The transaction is also expected to drive more private credit insurers to the African continent.

The deal covers 22% of AfDB’s US$2.3bn portfolio of non-sovereign operations in Africa. Specifically, it will protect the bank against the non-payment of loans made to about 30 African financial institutions across the continent.

According to a statement from the parties, the vehicle is enabling “many insurance companies operating outside Africa to participate in the financing of development in Africa for the first time”. While ATI is the direct insurer on the portfolio, a number of Lloyd’s and private reinsurers are taking part in the transaction and will share the risk on African financial institutions.

The deal will release US$500mn of capital for new lending, which is good news for a continent facing a reported US$120bn trade finance gap. Meanwhile, the parties also believe the transaction will have “an important demonstration effect” that will encourage similar institutions to invest more in Africa in the future, strengthening the development of the continent’s credit insurance markets.

Commenting on the deal, Akinwumi Adesina, president of AfDB group, says it creates “new pathways for collaboration between private insurers and the bank in the development of the African continent”.

“The experience and comfort gained in transferring risks between the AfDB, ATI and the Lloyd’s reinsurers are expected over time to lead to the lengthening of insurance terms and lower insurance and financing costs, leading to more trade and investment in, and among, the private sector and the African region,” the statement explains.

The agreement is the second balance sheet optimisation transaction undertaken by the AfDB under its “Room to run” programme, a scheme it has set up to release capital for impact lending. The previous transaction involved the signing of a US$1bn synthetic securitisation in September, the first of its kind between a multilateral development bank and private sector investors.

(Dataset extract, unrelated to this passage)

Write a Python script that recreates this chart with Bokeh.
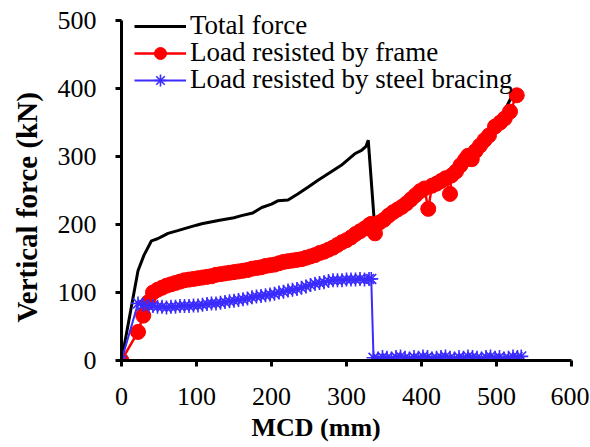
from bokeh.plotting import figure
from bokeh.models import FixedTicker, Legend, LegendItem, Title
from bokeh.embed import file_html
from bokeh.resources import INLINE

# ---- data ----
x_ticks = [0, 100, 200, 300, 400, 500, 600]
y_ticks = [0, 100, 200, 300, 400, 500]

total_mcd = [0, 10, 22, 30, 40, 48, 55, 62, 75, 84, 100, 107, 129, 150, 160, 175, 187, 200, 209, 222,
             235, 249, 262, 276, 293, 311, 320, 326, 329, 337, 344, 356, 374, 392, 404, 420, 440, 462, 484, 505, 522]
total_kn = [0, 60, 132, 155, 176, 179, 183, 187, 191, 194, 199, 201, 206, 210, 213, 217, 225, 230, 235, 236,
            245, 255, 265, 275, 287, 304, 309, 315, 324, 205, 208, 218, 231, 248, 258, 265, 277, 306, 329, 355, 392]

frame_mcd = [0, 22, 29, 36, 42, 48, 54, 60, 66, 72, 78, 84, 90, 96, 102, 108, 114, 120, 126, 132,
             138, 144, 150, 156, 162, 168, 174, 180, 186, 192, 198, 204, 210, 216, 222, 228, 234, 240, 246, 252,
             258, 264, 270, 276, 282, 288, 294, 300, 306, 312, 318, 324, 330, 333, 338, 344, 350, 356, 362, 368,
             374, 380, 386, 392, 398, 404, 409, 414, 420, 426, 432, 438, 440, 446, 452, 458, 462, 467, 472, 478,
             484, 490, 498, 505, 511, 518, 527]
frame_kn = [0, 42, 66, 86, 100, 104, 107, 110, 112, 114, 116, 118, 119, 120, 121, 122, 123, 124, 126, 127,
            128, 129, 130, 131, 132, 133, 135, 136, 137, 139, 140, 141, 143, 145, 146, 147, 148, 149, 151, 153,
            155, 158, 160, 163, 166, 170, 174, 177, 181, 186, 190, 194, 199, 201, 187, 203, 207, 213, 218, 222,
            226, 231, 237, 243, 249, 253, 223, 257, 260, 264, 268, 245, 272, 278, 287, 295, 301, 296, 308, 316,
            324, 331, 344, 350, 356, 366, 390]

bracing_mcd = [0, 22, 29, 36, 42, 48, 54, 60, 66, 72, 78, 84, 90, 96, 102, 108, 114, 120, 126, 132,
               138, 144, 150, 156, 162, 168, 174, 180, 186, 192, 198, 204, 210, 216, 222, 228, 234, 240, 246, 252,
               258, 264, 270, 276, 282, 288, 294, 300, 306, 312, 318, 324, 330, 333,
               336, 342, 348, 354, 360, 366, 372, 378, 384, 390, 396, 402, 408, 414, 420, 426, 432, 438, 444, 450,
               456, 462, 468, 474, 480, 486, 492, 498, 504, 510, 516, 522, 528, 533]
bracing_kn = [0, 84, 82, 80, 80, 79, 79, 78, 79, 79, 80, 80, 80, 81, 81, 82, 83, 84, 84, 85,
              86, 87, 88, 89, 90, 91, 93, 94, 95, 96, 97, 98, 100, 101, 103, 104, 105, 107, 109, 111,
              113, 114, 115, 117, 118, 118, 118, 119, 119, 119, 120, 119, 120, 120,
              4, 3, 5, 4, 3, 5, 6, 4, 3, 5, 4, 6, 5, 3, 4, 5, 6, 4, 3, 5,
              4, 6, 5, 4, 3, 5, 6, 4, 5, 3, 4, 6, 5, 6]

series_names = ["Total force", "Load resisted by frame", "Load resisted by steel bracing"]
x_title = "MCD (mm)"
y_title = "Vertical force (kN)"

FONT = "Liberation Serif"
RED = "#FF0000"
BLUE = "#3A2BFF"

# frame reaches the canvas top so the legend (which sits above the 500 line) is not clipped;
# the y axis line itself is bounded to 0..500.
p = figure(frame_width=450, frame_height=360, x_range=(0, 600), y_range=(0, 360 / 0.68),
           output_backend="svg", toolbar_location=None,
           min_border_left=120, min_border_top=0, min_border_right=18, min_border_bottom=80)
p.outline_line_color = None
p.grid.visible = False
p.background_fill_color = "white"
p.border_fill_color = "white"

for ax in (p.xaxis[0], p.yaxis[0]):
    ax.axis_line_width = 3
    ax.axis_line_color = "black"
    ax.major_tick_line_width = 3
    ax.major_tick_line_color = "black"
    ax.major_tick_out = 6
    ax.major_tick_in = 0
    ax.minor_tick_out = 0
    ax.minor_tick_in = 0
    ax.major_label_text_font = FONT
    ax.major_label_text_font_size = "26px"
    ax.major_label_text_color = "black"

p.xaxis.ticker = FixedTicker(ticks=x_ticks)
p.yaxis.ticker = FixedTicker(ticks=y_ticks)
p.yaxis.bounds = (0, 500)
p.xaxis.major_label_standoff = 21
p.yaxis.major_label_standoff = 19

p.add_layout(Title(text=x_title, align="left", offset=130, standoff=6, text_font=FONT,
                   text_font_size="26px", text_font_style="bold", text_color="black"), "below")
p.add_layout(Title(text=y_title, align="left", offset=38, standoff=20, vertical_align="top",
                   text_font=FONT, text_font_size="29px", text_font_style="bold",
                   text_color="black"), "left")

r_total = p.line(total_mcd, total_kn, line_color="black", line_width=3)
r_frame_l = p.line(frame_mcd, frame_kn, line_color=RED, line_width=2.5)
r_frame_m = p.scatter(frame_mcd, frame_kn, marker="circle", size=15, fill_color=RED, line_color=RED)
r_brace_l = p.line(bracing_mcd, bracing_kn, line_color=BLUE, line_width=2)
r_brace_m = p.scatter(bracing_mcd, bracing_kn, marker="asterisk", size=14, line_color=BLUE, line_width=1.6)

legend_items = [[r_total], [r_frame_l, r_frame_m], [r_brace_l, r_brace_m]]
legend_rows_y = [319, 292, 265]  # screen px above frame bottom, one legend per row
for name, rends, ly in zip(series_names, legend_items, legend_rows_y):
    lg = Legend(items=[LegendItem(label=name, renderers=rends)],
                location=(13, ly), padding=0, spacing=0, margin=0,
                glyph_width=52, glyph_height=30, label_height=30, label_standoff=4,
                label_text_font=FONT, label_text_font_size="27px", label_text_color="black",
                border_line_color=None, background_fill_alpha=0)
    p.add_layout(lg)

open("out.html", "w").write(file_html(p, INLINE))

Credit insurance, a highly specialised market with a currently low penetration in Africa, is one of the instruments being explored as part of the programme, with the new deal being one way in which the bank is encouraging credit insurers to play a more active role on the continent.

“With ATI’s insurance guarantees leveraging the balance sheet of AfDB and crowding-in new investments, this innovation provides a timely solution to the scarcity of trade finance that could create enormous impact across the continent,” says George Otieno, CEO of ATI, adding that the new vehicle can easily be replicated.

Insurance broker RFIB helped put together the new instrument. The “leading UK reinsurers” taking part in the deal have not been named.